To the different valves.
And then the water is collected in these buckets.
So I put in these little pie tins which create
sort of a resonator, really give a nice loud drip.
The signal originates with these gears.
Each gear has a little knob on it, a little bump.
Each gear also is paired up with a switch.
Different switches come in contact with the
bump on the gear and give it a different pulse.
It’s not even electronics.
I don’t know what it is.
It’s wiring, I think what it
is is just making circuits.
The copper tape represents
all the different possible
permutations of three combinations of gears.
Some of these pieces have become a little more
complex and they’re trying to do more things.
And then it’s sent through,
I think this cylinder here.
Those are the main aspects of the work that
end up having problems and breaking down.
So, maybe I need to go back to school
or actually take a course in it.
I was just thinking of this sort of creature
that’s allowed to grow in
a zero gravity environment.
And now it’s being hung out to dry.
This form kind of grew out as a three-dimensional
kind of expansion out of some drawings
that I was working on.
Actually using a drill to spin a pencil around.
You can see that the pencil
lead was spinning around.
And I was able to open and close
the diameter of the spin while
it was in motion.
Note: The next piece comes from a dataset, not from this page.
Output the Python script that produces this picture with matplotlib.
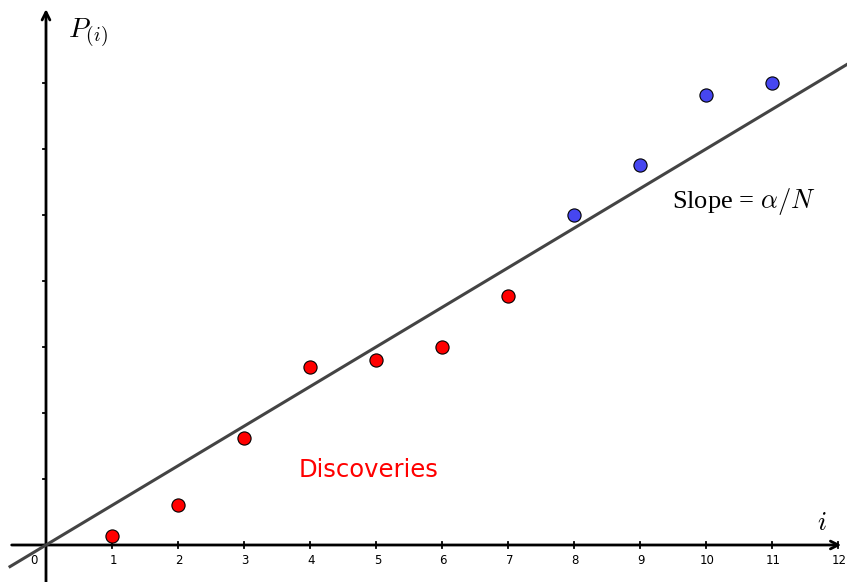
import matplotlib
matplotlib.use("Agg")
import matplotlib.pyplot as plt
import numpy as np

plt.rcParams['mathtext.fontset'] = 'cm'

# data
disc_i = [1, 2, 3, 4, 5, 6, 7]
disc_p = [0.14, 0.61, 1.62, 2.70, 2.80, 3.00, 3.77]
nondisc_i = [8, 9, 10, 11]
nondisc_p = [5.00, 5.76, 6.82, 7.00]
slope = 0.6
xticks = list(range(0, 13))
yticks = [1, 2, 3, 4, 5, 6, 7]

unit = 66.0
W, H = 847, 582
ox, oy = 46, 545
fig = plt.figure(figsize=(W / 100, H / 100), dpi=100)
ax = fig.add_axes([0, 0, 1, 1])
ax.set_xlim(-ox / unit, (W - ox) / unit)
ax.set_ylim(-(H - oy) / unit, oy / unit)
ax.axis('off')

xmin, xmax = ax.get_xlim()
ymin, ymax = ax.get_ylim()

# axes with arrows
ax.annotate('', xy=(12.05, 0), xytext=(-0.52, 0),
            arrowprops=dict(arrowstyle='->', lw=2, color='black',
                            shrinkA=0, shrinkB=0, mutation_scale=14))
ax.annotate('', xy=(0, 8.12), xytext=(0, ymin),
            arrowprops=dict(arrowstyle='->', lw=2, color='black',
                            shrinkA=0, shrinkB=0, mutation_scale=14))

# ticks
tl = 3 / unit
for t in xticks[1:]:
    ax.plot([t, t], [-tl, tl], color='black', lw=1.3, zorder=2)
    ax.text(t + 0.02, -0.23, str(t), ha='center', va='center', fontsize=8.5,
            family='DejaVu Sans')
ax.text(-0.18, -0.23, '0', ha='center', va='center', fontsize=8.5,
        family='DejaVu Sans')
for t in yticks:
    ax.plot([-tl, 0], [t, t], color='black', lw=1.3, zorder=2)

# line
xs = np.array([-0.545, xmax])
ax.plot(xs, slope * xs, color='#444444', lw=2.2, zorder=3)

# points
ax.scatter(disc_i, disc_p, s=90, color='#ff0000', edgecolors='black',
           linewidths=0.8, zorder=4)
ax.scatter(nondisc_i, nondisc_p, s=90, color='#4646f0', edgecolors='black',
           linewidths=0.8, zorder=4)

# labels
ax.text(0.33, 7.76, r'$P_{(i)}$', fontsize=20, ha='left', va='center')
ax.text(11.75, 0.33, r'$i$', fontsize=19, ha='center', va='center')
ax.text(9.48, 5.2, r'Slope = $\alpha/N$', fontsize=19, ha='left', va='center',
        family='Liberation Serif')
ax.text(4.88, 1.14, 'Discoveries', fontsize=17.5, color='#ff0000', ha='center',
        va='center', family='DejaVu Sans')

fig.savefig('out.png', dpi=100)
And so I was able to
create drawings that were almost kind
of reminiscent of intestines or worms.
There’s a certain freshness in a drawing where
you’re seeing something for the first time and,
so in my work I, I tried to
maintain some of that freshness
and keep shifting what it is that
I’m looking at to see it differently
or creating a different
process of looking at something
that gives me a new kind of interpretation.
I don’t use preliminary drawings
for pieces. I, well maybe I,
I can’t think that far in advance and really
visualize the piece in a finished state.
I find it much freer to go right
in and start making the piece.
I just said that I never make preliminary studies
or anything but I did make models of balloons.
That process involved being
approached by MASS MOCA
and they wondered what I would do with a space
that was basically the size of a football field.
I just came up with this
idea of using inflatables.
I think I was just a little nervous about
filling fifteen thousand square feet,
I didn’t want to get caught short handed.
So I felt much better seeing
these little models in the space.
It was going to have a real
strong physical presence,
but I felt like it needed to
also have this audible component.
There was a great moment when it
was finally up and, and playing.
For me it was just like hearing the first horn.
I was really concerned that we
would have enough air pressure
to activate the reeds to really
get a good tone out of them
but that we wouldn’t like pop any balloons.
Something that large really does have to be under
a tremendous amount of air pressure to
get, you know, a sound out of a reed.
I used fishing net and tailored
that around the balloons
and I was able to further
define and cinch them in.
It was neat—it really was a quick way
of controlling a huge amount of volume.
MASS MOCA was one big long kind of narrow space.
The gallery in New York was
divided into like six rooms:
one gigantic room and slightly smaller
rooms.
I was afraid that the sound quality might be lost,
but in the end I was really happy with the sound.
Each whatever note this is just
plays one on the Uberorgan…
There was a time when he made folk
musical instruments for instance.
He took banjo lessons and that was, he
was probably about 12 or something.
I’ve been interested in music
for most of my life I guess.
At one point I thought maybe I
would be a musical instrument maker.
I’d made a, a mandolin and a guitar.
The keyboard consists basically
of these photosensitive switches.
So by covering one of the switches, blocking
out the light, you’d trigger one of the notes.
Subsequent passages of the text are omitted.